L’ignorance, une imprudence

Le décompte du nombre de journalistes tués pourrait être perçu comme un réflexe corporatiste d’une profession nombriliste. Ces chiffres, cependant, sont le baromètre de l’état de mauvaise santé démocratique de nombreuses sociétés. L’assassinat de journalistes est le plus souvent un indice de l’absence de l’Etat de droit dans des pays où les forces de l’ordre, les magistrats et le monde politique sont corrompus ou intimidés par des « pouvoirs de fait », comme la grande criminalité, les milieux affairistes, les groupes terroristes ou paramilitaires.

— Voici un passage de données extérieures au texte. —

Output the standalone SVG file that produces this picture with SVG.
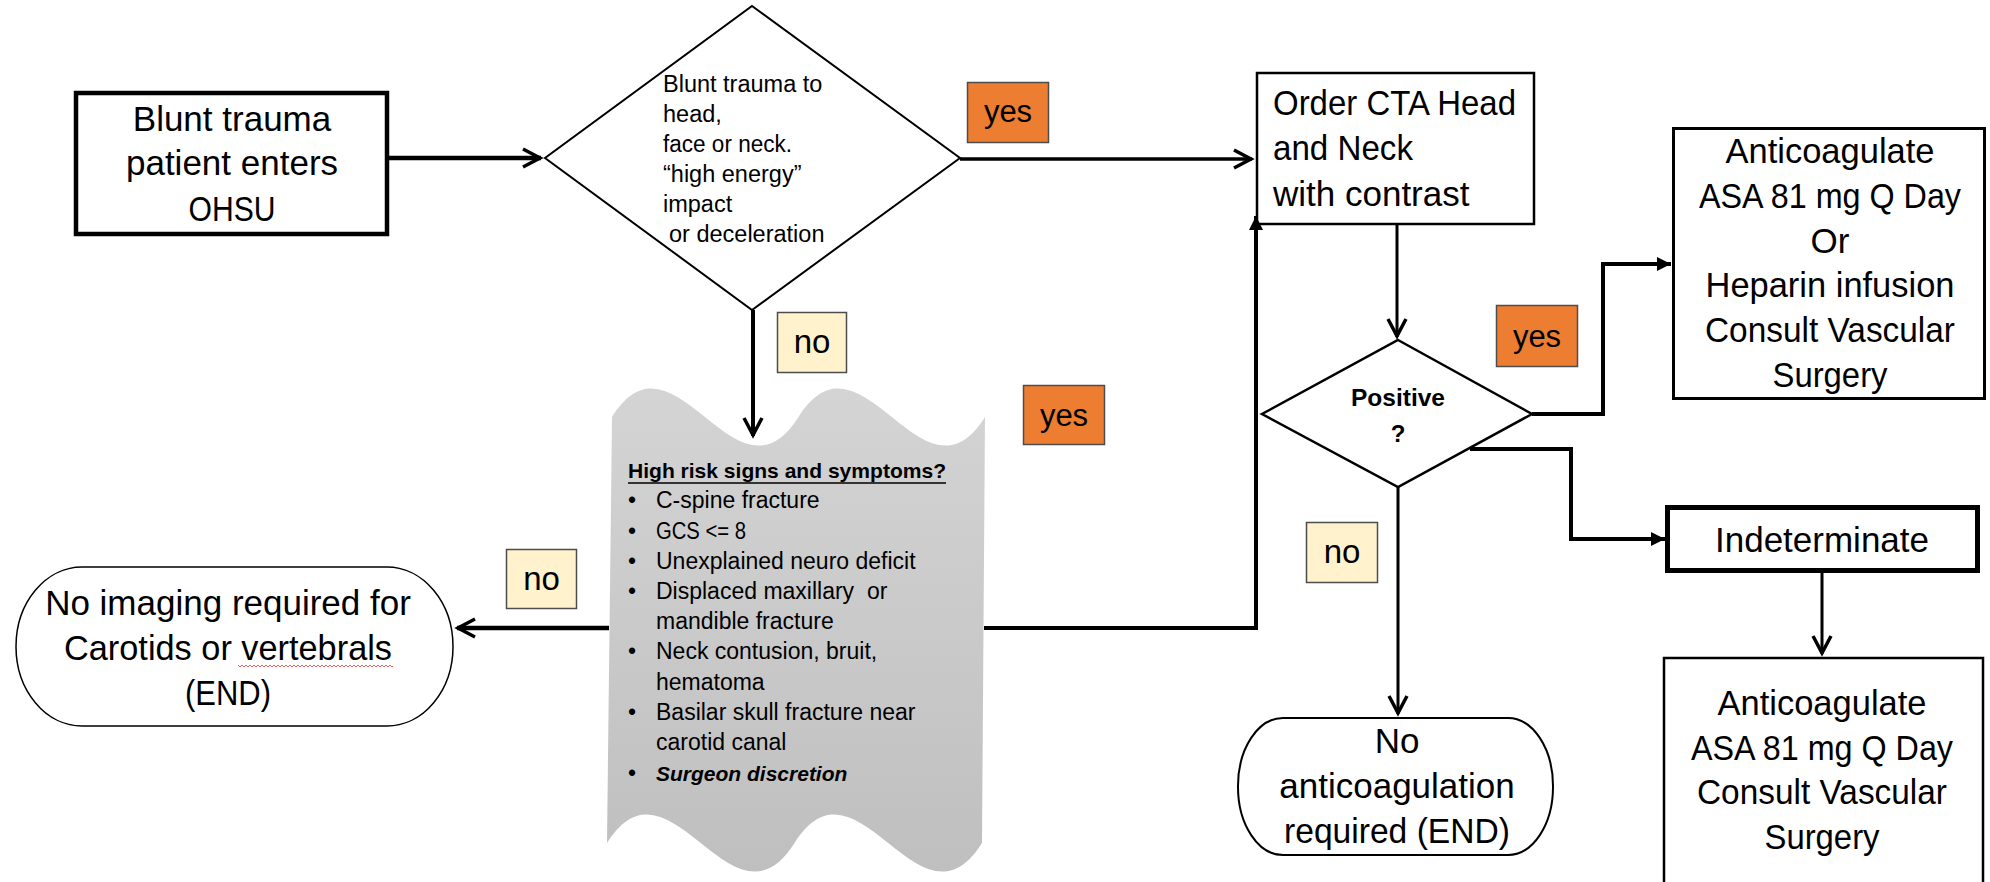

L’impact de ce « journalisme interdit » ne se limite pas non plus aux pays directement impliqués. Dans un monde globalisé, les attaques contre les journalistes signifient que des sujets qui concernent l’ensemble du monde ne sont pas couverts ou trop peu.

La défense de la liberté de la presse et de la sécurité des journalistes est une valeur en soi, car elle est le levier des autres libertés et c’est dans cet esprit que les associations internationales soutiennent leurs collègues d’Egypte ou du Pakistan. Mais cette liberté est aussi une assurance-vie dans un monde tourmenté où l’ignorance est une imprudence. C’est en effet dans ce silence forcé, imposé par les assassinats et les intimidations, que se meuvent les groupes qui menacent nos sociétés.